President Bush’s acceptance of the judgment of Powell, the British government and Pentagon military brass on the importance of seeking an international force was a fairly direct refutation of Rumsfeld’s go-it-alone approach, which depended on minimal international help incorporated outside the U.N. apparatus.

It is also a vindication of those critics who understood, first, that Iraq was a complex and, for the Middle East, fairly progressive culture that would not yield easily to a makeover by invaders, and second, that it is extremely difficult, if not impossible, to “do” empire in the 21st century, even if you are the only remaining superpower.

The Bush administration spent its first two years walking away from the international community, abandoning treaties and insisting on conjuring up justifications for going it alone in matters of war. Perhaps it is learning the hard way that there are limits to power.

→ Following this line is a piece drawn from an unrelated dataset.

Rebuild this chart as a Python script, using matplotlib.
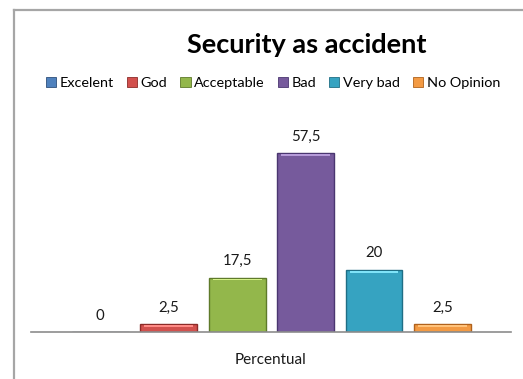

The early appraisal by experts is that the United States will have to relinquish considerable authority, or at least broadly share power, in both military and political areas. And there can be no mistaking that this reversal in direction is an attempt to patch up a scheme hatched by hard-liners in the administration, who were looking for any excuse to go back into Iraq. In Bob Woodward’s book, Bush at War, a look at the 100 days following the Sept. 11 attack, he makes it clear that Vice President Dick Cheney put Iraq on the table as a possible target on Sept. 12.

The day after Powell’s announcement, it became clear that the United States would face tough resistance on the way to approval of a U.N. resolution. France, strongly opposed to the war, and Germany, which also opposed the invasion, conditioned consideration of a resolution that would involve international troops on U.S. willingness to give the United Nations a significant role in Iraq and to speed up the restoration of Iraqis to high-level positions.

However the behind-the-scenes maneuvering on the resolution works out, it cannot be overlooked that the U.S./U.N. role in Iraq has a troubled history. When the most severe sanctions ever imposed on a country were put into place after the 1991 Gulf War, the United Nations was placed in the position of enforcing the U.S.-inspired sanctions regime. At the same time, the humanitarian arm of the United Nations in Iraq was charged with ameliorating the effects of the sanctions. Those effects were deep and severe. No matter how Rumsfeld and others try to spin that reality today, for the initial five or six years under the sanctions, ordinary Iraqis suffered horribly. According to a well-researched U.N. report, 500,000 Iraqi children under the age of 5 died as a direct result of the sanctions. Two long-term U.N. professionals overseeing the humanitarian effort resigned at different times in protest of the sanctions.

The United Nations is unlikely to allow itself to be placed in such a difficult position again. Returning to Iraq in force following the recent bombing of the U.N. compound there will probably only occur if the United Nations has significant authority to shape both security and political change.